§ Data supplied
☆ ☆ ☆ ☆

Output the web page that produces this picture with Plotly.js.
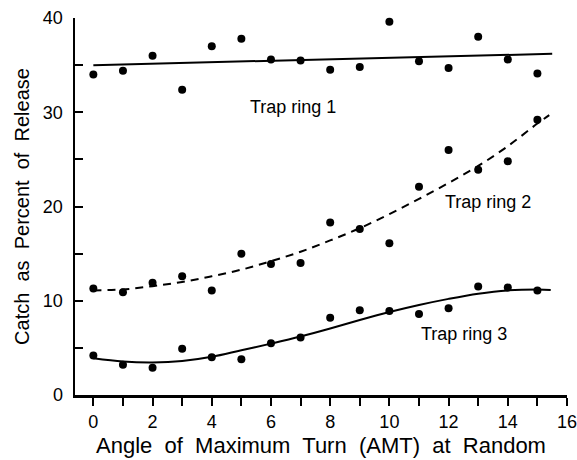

☆ ☆ ☆ ☆

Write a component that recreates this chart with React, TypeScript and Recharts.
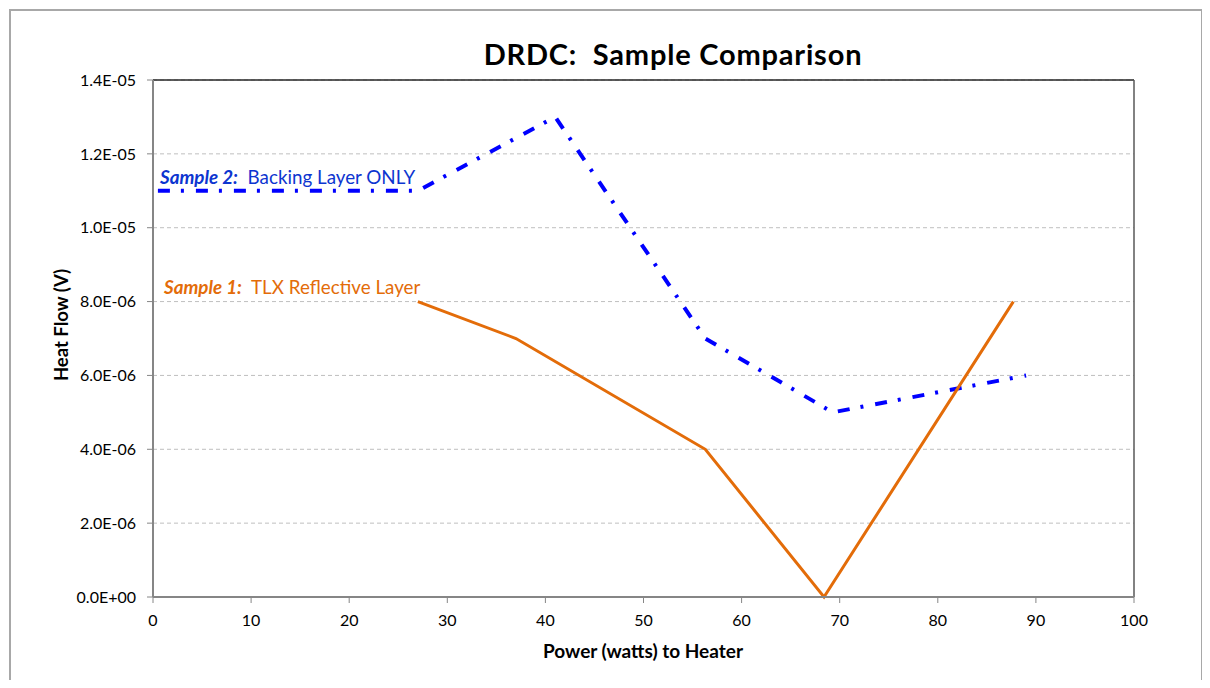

☆ ☆ ☆ ☆

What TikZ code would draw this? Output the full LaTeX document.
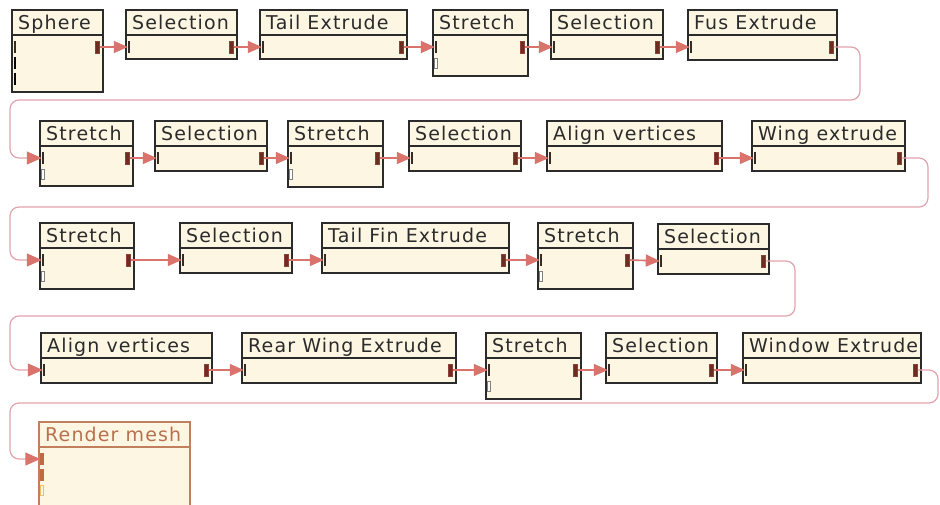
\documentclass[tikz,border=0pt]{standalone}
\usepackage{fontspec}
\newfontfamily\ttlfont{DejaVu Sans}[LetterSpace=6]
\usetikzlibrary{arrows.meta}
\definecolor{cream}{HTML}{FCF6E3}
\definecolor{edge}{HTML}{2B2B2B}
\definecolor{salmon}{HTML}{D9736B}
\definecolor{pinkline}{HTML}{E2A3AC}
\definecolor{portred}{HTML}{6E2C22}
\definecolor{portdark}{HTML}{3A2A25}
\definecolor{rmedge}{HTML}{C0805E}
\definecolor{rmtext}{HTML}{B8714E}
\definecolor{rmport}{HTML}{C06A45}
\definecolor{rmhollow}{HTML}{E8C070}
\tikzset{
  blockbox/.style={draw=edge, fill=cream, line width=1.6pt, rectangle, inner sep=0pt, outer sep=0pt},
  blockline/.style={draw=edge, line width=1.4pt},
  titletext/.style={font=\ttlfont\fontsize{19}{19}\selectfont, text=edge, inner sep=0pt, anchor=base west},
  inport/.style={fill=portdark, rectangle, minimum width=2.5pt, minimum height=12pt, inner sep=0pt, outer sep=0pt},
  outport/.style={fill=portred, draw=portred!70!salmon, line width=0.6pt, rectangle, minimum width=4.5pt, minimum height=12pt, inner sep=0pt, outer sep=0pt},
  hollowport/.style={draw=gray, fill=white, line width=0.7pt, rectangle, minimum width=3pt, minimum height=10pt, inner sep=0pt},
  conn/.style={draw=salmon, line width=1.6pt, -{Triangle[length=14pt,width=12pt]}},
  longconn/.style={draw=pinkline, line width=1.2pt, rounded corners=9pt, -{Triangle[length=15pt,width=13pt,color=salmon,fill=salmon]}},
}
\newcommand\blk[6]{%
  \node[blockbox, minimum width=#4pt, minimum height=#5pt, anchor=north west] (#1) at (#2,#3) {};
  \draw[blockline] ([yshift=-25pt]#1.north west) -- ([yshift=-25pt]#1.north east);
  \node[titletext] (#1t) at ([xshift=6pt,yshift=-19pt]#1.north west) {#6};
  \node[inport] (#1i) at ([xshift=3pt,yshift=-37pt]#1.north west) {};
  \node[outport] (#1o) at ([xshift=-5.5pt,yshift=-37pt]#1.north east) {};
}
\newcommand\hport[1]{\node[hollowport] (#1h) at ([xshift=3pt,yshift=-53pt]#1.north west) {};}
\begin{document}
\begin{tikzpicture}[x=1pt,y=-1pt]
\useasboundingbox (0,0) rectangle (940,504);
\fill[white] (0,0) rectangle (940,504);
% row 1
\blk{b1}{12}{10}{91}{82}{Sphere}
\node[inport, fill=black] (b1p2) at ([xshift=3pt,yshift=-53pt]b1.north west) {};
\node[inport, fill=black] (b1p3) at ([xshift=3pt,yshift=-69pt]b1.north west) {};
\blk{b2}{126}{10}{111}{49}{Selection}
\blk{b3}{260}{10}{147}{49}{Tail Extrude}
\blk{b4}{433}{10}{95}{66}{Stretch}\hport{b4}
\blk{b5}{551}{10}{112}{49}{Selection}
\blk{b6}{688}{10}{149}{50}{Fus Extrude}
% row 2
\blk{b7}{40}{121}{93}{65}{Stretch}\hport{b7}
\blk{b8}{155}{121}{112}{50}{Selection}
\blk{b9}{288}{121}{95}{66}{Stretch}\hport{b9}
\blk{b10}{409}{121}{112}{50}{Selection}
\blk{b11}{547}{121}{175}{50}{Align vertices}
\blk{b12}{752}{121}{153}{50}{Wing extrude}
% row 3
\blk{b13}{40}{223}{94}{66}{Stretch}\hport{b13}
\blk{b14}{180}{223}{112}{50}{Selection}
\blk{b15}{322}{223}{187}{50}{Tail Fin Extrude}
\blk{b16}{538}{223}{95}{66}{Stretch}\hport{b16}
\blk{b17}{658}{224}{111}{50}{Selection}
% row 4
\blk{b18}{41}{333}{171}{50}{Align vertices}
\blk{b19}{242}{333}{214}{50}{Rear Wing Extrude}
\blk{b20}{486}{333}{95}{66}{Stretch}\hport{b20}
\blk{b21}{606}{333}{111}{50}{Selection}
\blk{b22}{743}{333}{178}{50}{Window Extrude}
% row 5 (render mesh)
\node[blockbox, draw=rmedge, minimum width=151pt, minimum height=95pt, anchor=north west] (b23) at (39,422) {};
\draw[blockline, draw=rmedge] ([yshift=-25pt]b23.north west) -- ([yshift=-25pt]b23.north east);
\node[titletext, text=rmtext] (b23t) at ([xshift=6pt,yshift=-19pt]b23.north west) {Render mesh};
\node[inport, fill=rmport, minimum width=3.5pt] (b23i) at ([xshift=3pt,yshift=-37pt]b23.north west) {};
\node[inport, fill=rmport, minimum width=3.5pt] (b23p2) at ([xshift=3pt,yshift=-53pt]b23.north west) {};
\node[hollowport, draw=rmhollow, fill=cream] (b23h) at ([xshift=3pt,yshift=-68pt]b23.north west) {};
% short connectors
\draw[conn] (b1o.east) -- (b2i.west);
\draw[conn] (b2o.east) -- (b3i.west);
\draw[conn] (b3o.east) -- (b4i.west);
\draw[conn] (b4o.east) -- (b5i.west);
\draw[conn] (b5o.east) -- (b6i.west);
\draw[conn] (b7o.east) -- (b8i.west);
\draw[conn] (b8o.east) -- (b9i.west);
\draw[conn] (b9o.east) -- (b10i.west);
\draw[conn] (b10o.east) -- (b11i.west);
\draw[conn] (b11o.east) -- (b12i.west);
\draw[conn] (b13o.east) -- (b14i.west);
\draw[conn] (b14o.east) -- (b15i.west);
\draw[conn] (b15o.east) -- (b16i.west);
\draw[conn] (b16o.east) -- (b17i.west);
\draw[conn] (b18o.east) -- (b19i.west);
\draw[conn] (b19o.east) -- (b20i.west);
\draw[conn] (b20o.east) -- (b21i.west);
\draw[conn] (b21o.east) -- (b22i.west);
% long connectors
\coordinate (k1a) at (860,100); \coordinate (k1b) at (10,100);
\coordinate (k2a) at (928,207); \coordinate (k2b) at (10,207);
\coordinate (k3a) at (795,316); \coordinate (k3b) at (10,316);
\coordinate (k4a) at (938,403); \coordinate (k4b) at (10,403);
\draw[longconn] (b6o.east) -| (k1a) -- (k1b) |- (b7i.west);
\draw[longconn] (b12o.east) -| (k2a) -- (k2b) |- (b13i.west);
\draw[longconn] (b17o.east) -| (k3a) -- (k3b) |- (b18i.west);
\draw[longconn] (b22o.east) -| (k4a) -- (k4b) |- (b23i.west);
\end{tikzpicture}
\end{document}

☆ ☆ ☆ ☆

§ Aim
Read through the entries and copy each line in which "with" appears.

§ Answer
Output the web page that produces this picture with Plotly.js.
Write a component that recreates this chart with React, TypeScript and Recharts.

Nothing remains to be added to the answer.